### AIM
Repeat each record exactly as written, and drop any images.

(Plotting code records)
►

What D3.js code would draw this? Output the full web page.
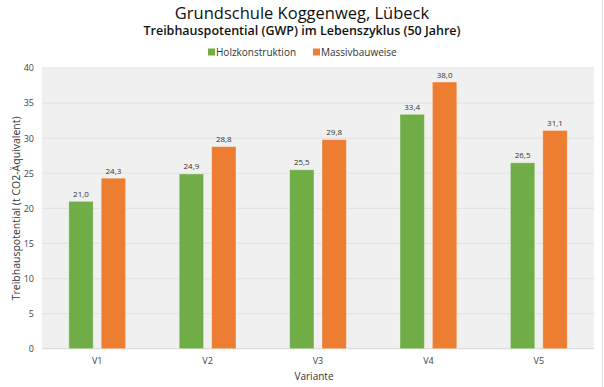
<!DOCTYPE html>
<html>
<head>
<meta charset="utf-8">
<script src="https://cdn.jsdelivr.net/npm/d3@7"></script>
<style>
  body { margin: 0; background: #fff; }
  svg { display: block; font-family: "Open Sans", sans-serif; }
</style>
</head>
<body>
<div id="chart"></div>
<script>
// data
var varianten = ["V1", "V2", "V3", "V4", "V5"];
var serien = ["Holzkonstruktion", "Massivbauweise"];
var holz = [21.0, 24.9, 25.5, 33.4, 26.5];
var massiv = [24.3, 28.8, 29.8, 38.0, 31.1];
var yTicks = [0, 5, 10, 15, 20, 25, 30, 35, 40];
var farben = ["#70ad47", "#ed7d31"];

var width = 604, height = 387;
var plot = { left: 42, right: 594, top: 68, bottom: 348.7 };

var svg = d3.select("#chart")
    .append("svg")
    .attr("width", width)
    .attr("height", height);

// thin border line on the right edge
svg.append("line")
    .attr("x1", 602.5).attr("x2", 602.5)
    .attr("y1", 0).attr("y2", height)
    .attr("stroke", "#e2e2e2")
    .attr("stroke-width", 1);

// titles
svg.append("text")
    .attr("x", 302).attr("y", 19)
    .attr("text-anchor", "middle")
    .style("font-size", "16.5px")
    .attr("fill", "#111")
    .text("Grundschule Koggenweg, Lübeck");

svg.append("text")
    .attr("x", 302).attr("y", 35)
    .attr("text-anchor", "middle")
    .style("font-size", "12.5px")
    .style("font-weight", 600)
    .attr("fill", "#111")
    .text("Treibhauspotential (GWP) im Lebenszyklus (50 Jahre)");

// scales
var x = d3.scaleBand()
    .domain(varianten)
    .range([plot.left, plot.right])
    .paddingInner(0);

var xInner = d3.scaleBand()
    .domain(serien)
    .range([26.8, x.bandwidth() - 26.8])
    .paddingInner(0.247);

var y = d3.scaleLinear()
    .domain([0, 40])
    .range([plot.bottom, plot.top]);

// plot background
svg.append("rect")
    .attr("x", plot.left)
    .attr("y", plot.top)
    .attr("width", plot.right - plot.left)
    .attr("height", plot.bottom - plot.top)
    .attr("fill", "#f0f0f0");

// grid lines
svg.append("g")
    .selectAll("line")
    .data(yTicks)
    .enter()
    .append("line")
    .attr("x1", plot.left)
    .attr("x2", plot.right)
    .attr("y1", function (d) { return y(d); })
    .attr("y2", function (d) { return y(d); })
    .attr("stroke", function (d) { return d == 0 ? "#dcdcdc" : "#e3e3e3"; })
    .attr("stroke-width", 1.2);

// y axis labels
var yAxis = svg.append("g")
    .attr("transform", "translate(" + plot.left + ",0)")
    .call(d3.axisLeft(y).tickValues(yTicks).tickSize(0).tickPadding(8));
yAxis.select(".domain").remove();
yAxis.selectAll("text")
    .style("font-family", "'Open Sans', sans-serif")
    .style("font-size", "9px")
    .attr("fill", "#444");

// x axis labels
var xAxis = svg.append("g")
    .attr("transform", "translate(0," + plot.bottom + ")")
    .call(d3.axisBottom(x).tickSize(0).tickPadding(9));
xAxis.select(".domain").remove();
xAxis.selectAll("text")
    .style("font-family", "'Open Sans', sans-serif")
    .style("font-size", "9px")
    .attr("fill", "#444");

// axis titles
svg.append("text")
    .attr("x", (plot.left + plot.right) / 2 - 4)
    .attr("y", 380)
    .attr("text-anchor", "middle")
    .style("font-size", "10px")
    .attr("fill", "#333")
    .text("Variante");

svg.append("text")
    .attr("transform", "translate(19.5," + ((plot.top + plot.bottom) / 2) + ") rotate(-90)")
    .attr("text-anchor", "middle")
    .style("font-size", "10.5px")
    .attr("fill", "#333")
    .text("Treibhauspotential (t CO2-Äquivalent)");

// bars
var rows = varianten.map(function (v, i) {
    return { variante: v, werte: [holz[i], massiv[i]] };
});

var groups = svg.append("g")
    .selectAll("g")
    .data(rows)
    .enter()
    .append("g")
    .attr("transform", function (d) { return "translate(" + x(d.variante) + ",0)"; });

var bars = groups.selectAll("g")
    .data(function (d) {
        return serien.map(function (s, j) { return { serie: s, wert: d.werte[j], j: j }; });
    })
    .enter()
    .append("g");

bars.append("rect")
    .attr("x", function (d) { return xInner(d.serie); })
    .attr("y", function (d) { return y(d.wert); })
    .attr("width", xInner.bandwidth())
    .attr("height", function (d) { return y(0) - y(d.wert); })
    .attr("fill", function (d) { return farben[d.j]; })
    .attr("stroke", "rgba(255,255,255,0.35)")
    .attr("stroke-width", 1);

bars.append("text")
    .attr("x", function (d) { return xInner(d.serie) + xInner.bandwidth() / 2; })
    .attr("y", function (d) { return y(d.wert) - 4.5; })
    .attr("text-anchor", "middle")
    .style("font-size", "8px")
    .attr("fill", "#333")
    .text(function (d) { return d.wert.toFixed(1).replace(".", ","); });

// legend
var legendX = [208, 313];
var legend = svg.append("g");
serien.forEach(function (s, i) {
    legend.append("rect")
        .attr("x", legendX[i])
        .attr("y", 48.5)
        .attr("width", 7)
        .attr("height", 7)
        .attr("fill", farben[i]);
    legend.append("text")
        .attr("x", legendX[i] + 8)
        .attr("y", 55.5)
        .style("font-size", "10px")
        .attr("fill", "#333")
        .text(s);
});
</script>
</body>
</html>
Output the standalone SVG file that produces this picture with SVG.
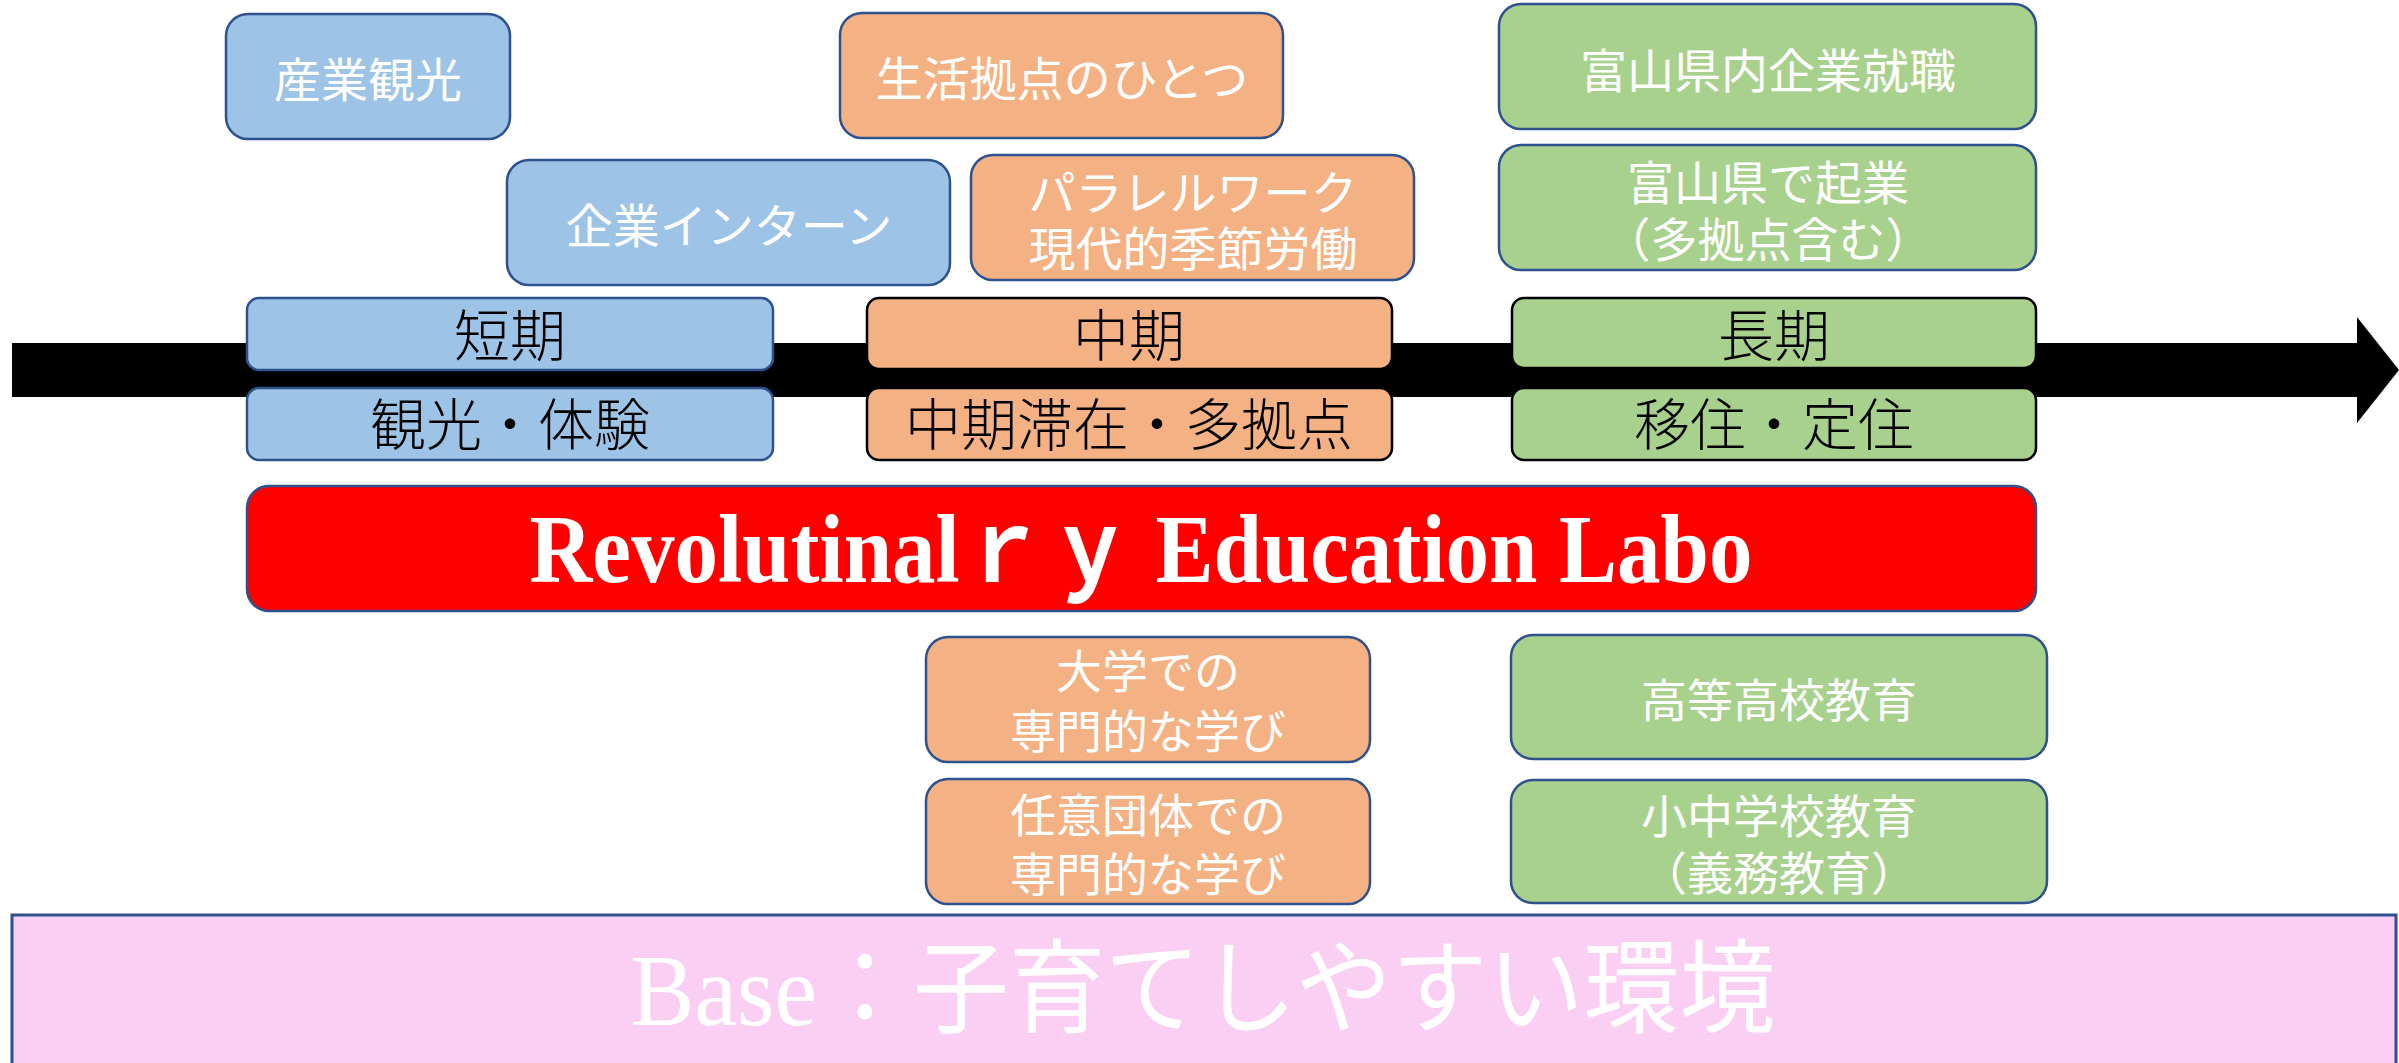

◄

### FINAL ANSWER
What D3.js code would draw this? Output the full web page.
<!DOCTYPE html>
<html>
<head>
<meta charset="utf-8">
<script src="https://cdn.jsdelivr.net/npm/d3@7"></script>
<style>
  body { margin: 0; background: #fff; }
  svg { display: block; font-family: "Open Sans", sans-serif; }
</style>
</head>
<body>
<div id="chart"></div>
<script>
// data
var varianten = ["V1", "V2", "V3", "V4", "V5"];
var serien = ["Holzkonstruktion", "Massivbauweise"];
var holz = [21.0, 24.9, 25.5, 33.4, 26.5];
var massiv = [24.3, 28.8, 29.8, 38.0, 31.1];
var yTicks = [0, 5, 10, 15, 20, 25, 30, 35, 40];
var farben = ["#70ad47", "#ed7d31"];

var width = 604, height = 387;
var plot = { left: 42, right: 594, top: 68, bottom: 348.7 };

var svg = d3.select("#chart")
    .append("svg")
    .attr("width", width)
    .attr("height", height);

// thin border line on the right edge
svg.append("line")
    .attr("x1", 602.5).attr("x2", 602.5)
    .attr("y1", 0).attr("y2", height)
    .attr("stroke", "#e2e2e2")
    .attr("stroke-width", 1);

// titles
svg.append("text")
    .attr("x", 302).attr("y", 19)
    .attr("text-anchor", "middle")
    .style("font-size", "16.5px")
    .attr("fill", "#111")
    .text("Grundschule Koggenweg, Lübeck");

svg.append("text")
    .attr("x", 302).attr("y", 35)
    .attr("text-anchor", "middle")
    .style("font-size", "12.5px")
    .style("font-weight", 600)
    .attr("fill", "#111")
    .text("Treibhauspotential (GWP) im Lebenszyklus (50 Jahre)");

// scales
var x = d3.scaleBand()
    .domain(varianten)
    .range([plot.left, plot.right])
    .paddingInner(0);

var xInner = d3.scaleBand()
    .domain(serien)
    .range([26.8, x.bandwidth() - 26.8])
    .paddingInner(0.247);

var y = d3.scaleLinear()
    .domain([0, 40])
    .range([plot.bottom, plot.top]);

// plot background
svg.append("rect")
    .attr("x", plot.left)
    .attr("y", plot.top)
    .attr("width", plot.right - plot.left)
    .attr("height", plot.bottom - plot.top)
    .attr("fill", "#f0f0f0");

// grid lines
svg.append("g")
    .selectAll("line")
    .data(yTicks)
    .enter()
    .append("line")
    .attr("x1", plot.left)
    .attr("x2", plot.right)
    .attr("y1", function (d) { return y(d); })
    .attr("y2", function (d) { return y(d); })
    .attr("stroke", function (d) { return d == 0 ? "#dcdcdc" : "#e3e3e3"; })
    .attr("stroke-width", 1.2);

// y axis labels
var yAxis = svg.append("g")
    .attr("transform", "translate(" + plot.left + ",0)")
    .call(d3.axisLeft(y).tickValues(yTicks).tickSize(0).tickPadding(8));
yAxis.select(".domain").remove();
yAxis.selectAll("text")
    .style("font-family", "'Open Sans', sans-serif")
    .style("font-size", "9px")
    .attr("fill", "#444");

// x axis labels
var xAxis = svg.append("g")
    .attr("transform", "translate(0," + plot.bottom + ")")
    .call(d3.axisBottom(x).tickSize(0).tickPadding(9));
xAxis.select(".domain").remove();
xAxis.selectAll("text")
    .style("font-family", "'Open Sans', sans-serif")
    .style("font-size", "9px")
    .attr("fill", "#444");

// axis titles
svg.append("text")
    .attr("x", (plot.left + plot.right) / 2 - 4)
    .attr("y", 380)
    .attr("text-anchor", "middle")
    .style("font-size", "10px")
    .attr("fill", "#333")
    .text("Variante");

svg.append("text")
    .attr("transform", "translate(19.5," + ((plot.top + plot.bottom) / 2) + ") rotate(-90)")
    .attr("text-anchor", "middle")
    .style("font-size", "10.5px")
    .attr("fill", "#333")
    .text("Treibhauspotential (t CO2-Äquivalent)");

// bars
var rows = varianten.map(function (v, i) {
    return { variante: v, werte: [holz[i], massiv[i]] };
});

var groups = svg.append("g")
    .selectAll("g")
    .data(rows)
    .enter()
    .append("g")
    .attr("transform", function (d) { return "translate(" + x(d.variante) + ",0)"; });

var bars = groups.selectAll("g")
    .data(function (d) {
        return serien.map(function (s, j) { return { serie: s, wert: d.werte[j], j: j }; });
    })
    .enter()
    .append("g");

bars.append("rect")
    .attr("x", function (d) { return xInner(d.serie); })
    .attr("y", function (d) { return y(d.wert); })
    .attr("width", xInner.bandwidth())
    .attr("height", function (d) { return y(0) - y(d.wert); })
    .attr("fill", function (d) { return farben[d.j]; })
    .attr("stroke", "rgba(255,255,255,0.35)")
    .attr("stroke-width", 1);

bars.append("text")
    .attr("x", function (d) { return xInner(d.serie) + xInner.bandwidth() / 2; })
    .attr("y", function (d) { return y(d.wert) - 4.5; })
    .attr("text-anchor", "middle")
    .style("font-size", "8px")
    .attr("fill", "#333")
    .text(function (d) { return d.wert.toFixed(1).replace(".", ","); });

// legend
var legendX = [208, 313];
var legend = svg.append("g");
serien.forEach(function (s, i) {
    legend.append("rect")
        .attr("x", legendX[i])
        .attr("y", 48.5)
        .attr("width", 7)
        .attr("height", 7)
        .attr("fill", farben[i]);
    legend.append("text")
        .attr("x", legendX[i] + 8)
        .attr("y", 55.5)
        .style("font-size", "10px")
        .attr("fill", "#333")
        .text(s);
});
</script>
</body>
</html>
Output the standalone SVG file that produces this picture with SVG.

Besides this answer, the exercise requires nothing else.